--- INSTRUCTIONS TO FOLLOW ---
Exactly retype the lines from the top of the data through the line containing "const shadeEnd = [2014.836, 2015.836, 2016.854]", leaving out every picture.

◆ ◆ ◆ ◆ ◆ ◆ ◆

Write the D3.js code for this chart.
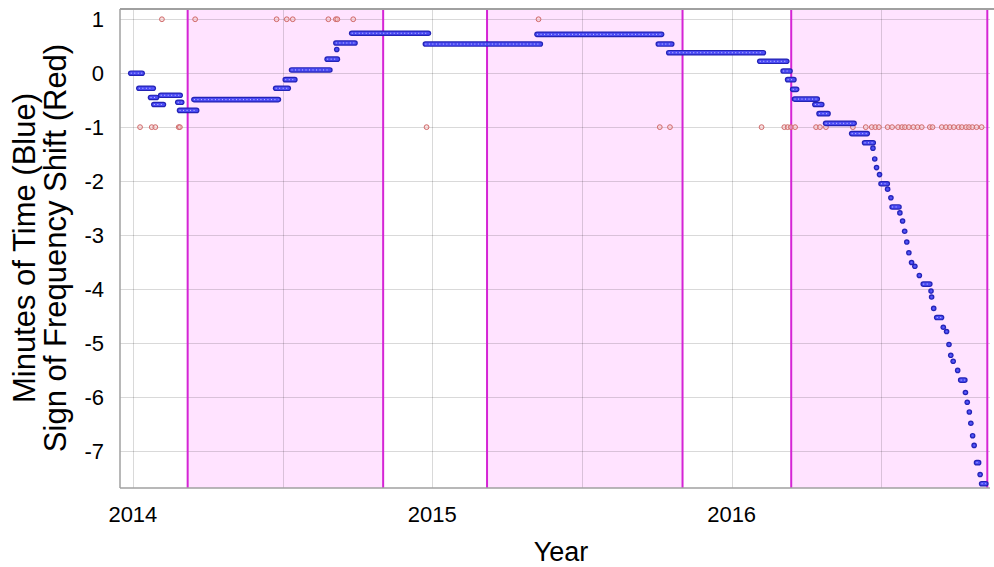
<!DOCTYPE html>
<html>
<head>
<meta charset="utf-8">
<title>Clock drift</title>
<script src="https://cdn.jsdelivr.net/npm/d3@7"></script>
<style>
  body { margin: 0; background: #fff; }
  text { font-family: "Liberation Sans", Arial, sans-serif; fill: #000; }
</style>
</head>
<body>
<svg width="994" height="567"></svg>
<script>
// shaded periods (year fractions)
const shadeStart = [2014.183, 2015.183, 2016.199]
const shadeEnd = [2014.836, 2015.836, 2016.854]

// blue series: runs of constant value [from, to, minutes]
const blueFrom = [2013.993, 2014.020, 2014.059, 2014.070, 2014.093, 2014.150, 2014.156, 2014.204, 2014.477, 2014.509,
  2014.530, 2014.649, 2014.681, 2014.678, 2014.731, 2014.977, 2015.350, 2015.755, 2015.790, 2016.094,
  2016.172, 2016.187, 2016.204, 2016.210, 2016.278, 2016.292, 2016.314, 2016.401, 2016.444, 2016.472,
  2016.478, 2016.484, 2016.494, 2016.499, 2016.521, 2016.532, 2016.536, 2016.562, 2016.571, 2016.578,
  2016.585, 2016.592, 2016.601, 2016.612, 2016.627, 2016.640, 2016.666, 2016.668, 2016.675, 2016.685,
  2016.707, 2016.718, 2016.726, 2016.732, 2016.740, 2016.755, 2016.765, 2016.781, 2016.787, 2016.794,
  2016.799, 2016.805, 2016.810, 2016.818, 2016.830, 2016.835]
const blueTo = [2014.031, 2014.068, 2014.079, 2014.102, 2014.158, 2014.163, 2014.213, 2014.486, 2014.519, 2014.541,
  2014.658, 2014.683, 2014.681, 2014.742, 2014.987, 2015.361, 2015.766, 2015.800, 2016.106, 2016.184,
  2016.195, 2016.208, 2016.217, 2016.286, 2016.301, 2016.322, 2016.409, 2016.453, 2016.473, 2016.472,
  2016.478, 2016.484, 2016.494, 2016.520, 2016.521, 2016.532, 2016.559, 2016.562, 2016.571, 2016.578,
  2016.585, 2016.592, 2016.601, 2016.612, 2016.627, 2016.662, 2016.666, 2016.668, 2016.675, 2016.701,
  2016.707, 2016.718, 2016.726, 2016.732, 2016.740, 2016.755, 2016.779, 2016.781, 2016.787, 2016.794,
  2016.799, 2016.805, 2016.810, 2016.825, 2016.830, 2016.849]
const blueValue = [0, -0.28, -0.45, -0.58, -0.41, -0.54, -0.69, -0.49, -0.28, -0.12,
  0.06, 0.26, 0.44, 0.56, 0.74, 0.54, 0.72, 0.54, 0.38, 0.22,
  0.04, -0.12, -0.30, -0.48, -0.58, -0.75, -0.93, -1.12, -1.29, -1.39,
  -1.59, -1.75, -1.88, -2.05, -2.15, -2.31, -2.48, -2.59, -2.74, -2.93,
  -3.13, -3.33, -3.51, -3.58, -3.75, -3.91, -4.04, -4.15, -4.36, -4.53,
  -4.71, -4.79, -5.03, -5.23, -5.34, -5.51, -5.69, -5.92, -6.10, -6.28,
  -6.49, -6.72, -6.90, -7.22, -7.44, -7.61]

// red series: sign of frequency shift
const redUp = [2014.097, 2014.208, 2014.480, 2014.514, 2014.534, 2014.653, 2014.678, 2014.683, 2014.736, 2015.355]
const redDown = [2014.024, 2014.063, 2014.075, 2014.153, 2014.157, 2014.981, 2015.760, 2015.794, 2016.100,
  2016.176, 2016.187, 2016.198, 2016.212, 2016.282, 2016.295, 2016.315, 2016.405, 2016.448, 2016.468,
  2016.480, 2016.492, 2016.521, 2016.536, 2016.556, 2016.569, 2016.579, 2016.592, 2016.607, 2016.621,
  2016.635, 2016.662, 2016.671, 2016.702, 2016.716, 2016.729, 2016.742, 2016.758, 2016.769, 2016.783,
  2016.793, 2016.804, 2016.818, 2016.835]

const xTicks = [2014, 2015, 2016]
const xGrid = [2014, 2014.5, 2015, 2015.5, 2016, 2016.5]
const yTicks = [1, 0, -1, -2, -3, -4, -5, -6, -7]

const svg = d3.select('svg')
const plotL = 120, plotR = 990, plotT = 9, plotB = 488

const x = d3.scaleLinear().domain([2013.957, 2016.863]).range([plotL, plotR])
const y = d3.scaleLinear().domain([-7.69, 1.19]).range([plotB, plotT])

// shaded bands
const bands = shadeStart.map((s, i) => ({ s, e: shadeEnd[i] }))
svg.append('g').selectAll('rect').data(bands).join('rect')
  .attr('x', d => x(d.s)).attr('width', d => x(d.e) - x(d.s))
  .attr('y', plotT).attr('height', plotB - plotT)
  .attr('fill', '#ffe3ff')

// grid
const grid = svg.append('g').attr('stroke', '#000').attr('stroke-opacity', 0.15).attr('stroke-width', 1)
grid.selectAll('.gx').data(xGrid).join('line')
  .attr('x1', d => Math.round(x(d)) + 0.5).attr('x2', d => Math.round(x(d)) + 0.5)
  .attr('y1', plotT).attr('y2', plotB)
grid.selectAll('.gy').data(yTicks).join('line')
  .attr('y1', d => Math.round(y(d)) + 0.5).attr('y2', d => Math.round(y(d)) + 0.5)
  .attr('x1', plotL).attr('x2', plotR)

// band edges
const edges = svg.append('g').attr('stroke', '#d524d5').attr('stroke-width', 2)
edges.selectAll('line').data(shadeStart.concat(shadeEnd)).join('line')
  .attr('x1', d => x(d)).attr('x2', d => x(d))
  .attr('y1', plotT).attr('y2', plotB)

// frame
const frame = svg.append('g').attr('stroke', '#a0a0a0').attr('fill', 'none')
frame.append('line').attr('x1', plotL).attr('x2', 994).attr('y1', plotT).attr('y2', plotT).attr('stroke-width', 2)
frame.append('line').attr('x1', plotL).attr('x2', plotL).attr('y1', plotT).attr('y2', plotB).attr('stroke-width', 1.5)
frame.append('line').attr('x1', plotL).attr('x2', plotR).attr('y1', plotB).attr('y2', plotB).attr('stroke-width', 1.5)

// red markers
const redData = redUp.map(t => ({ t, v: 1 })).concat(redDown.map(t => ({ t, v: -1 })))
svg.append('g').selectAll('circle').data(redData).join('circle')
  .attr('cx', d => x(d.t)).attr('cy', d => y(d.v)).attr('r', 2.4)
  .attr('fill', '#f6c8c8').attr('fill-opacity', 0.5)
  .attr('stroke', '#d06a6a').attr('stroke-width', 1)

// blue runs
const runs = blueFrom.map((f, i) => ({ f, t: blueTo[i], v: blueValue[i] }))
const blue = svg.append('g').attr('stroke-linecap', 'round')
blue.selectAll('.outer').data(runs).join('line').attr('class', 'outer')
  .attr('x1', d => x(d.f)).attr('x2', d => x(d.t))
  .attr('y1', d => y(d.v)).attr('y2', d => y(d.v))
  .attr('stroke', '#2323b4').attr('stroke-width', 5.6)
blue.selectAll('.inner').data(runs).join('line').attr('class', 'inner')
  .attr('x1', d => x(d.f)).attr('x2', d => x(d.t))
  .attr('y1', d => y(d.v)).attr('y2', d => y(d.v))
  .attr('stroke', '#4a4af4').attr('stroke-width', 3.2)
blue.selectAll('.core').data(runs).join('line').attr('class', 'core')
  .attr('x1', d => x(d.f)).attr('x2', d => x(d.t))
  .attr('y1', d => y(d.v)).attr('y2', d => y(d.v))
  .attr('stroke', '#c8c8ff').attr('stroke-width', 1)
  .attr('stroke-dasharray', '1,2.5').attr('stroke-linecap', 'butt')

// tick labels
svg.append('g').selectAll('text').data(yTicks).join('text')
  .attr('x', 104).attr('y', d => y(d)).attr('dy', '0.36em')
  .attr('text-anchor', 'end').attr('font-size', 22)
  .text(d => d)
svg.append('g').selectAll('text').data(xTicks).join('text')
  .attr('x', d => x(d)).attr('y', 522)
  .attr('text-anchor', 'middle').attr('font-size', 22)
  .text(d => d)

// axis titles
svg.append('text').attr('x', 561).attr('y', 561).attr('text-anchor', 'middle')
  .attr('font-size', 27).text('Year')
const yt = svg.append('text').attr('transform', 'translate(0,248) rotate(-90)')
  .attr('text-anchor', 'middle').attr('font-size', 31)
yt.append('tspan').attr('x', 0).attr('y', 35).text('Minutes of Time (Blue)')
yt.append('tspan').attr('x', 0).attr('y', 66).text('Sign of Frequency Shift (Red)')
</script>
</body>
</html>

◆ ◆ ◆ ◆ ◆ ◆ ◆

--- THE OUTPUT ---
Write the D3.js code for this chart.
<!DOCTYPE html>
<html>
<head>
<meta charset="utf-8">
<title>Clock drift</title>
<script src="https://cdn.jsdelivr.net/npm/d3@7"></script>
<style>
  body { margin: 0; background: #fff; }
  text { font-family: "Liberation Sans", Arial, sans-serif; fill: #000; }
</style>
</head>
<body>
<svg width="994" height="567"></svg>
<script>
// shaded periods (year fractions)
const shadeStart = [2014.183, 2015.183, 2016.199]
const shadeEnd = [2014.836, 2015.836, 2016.854]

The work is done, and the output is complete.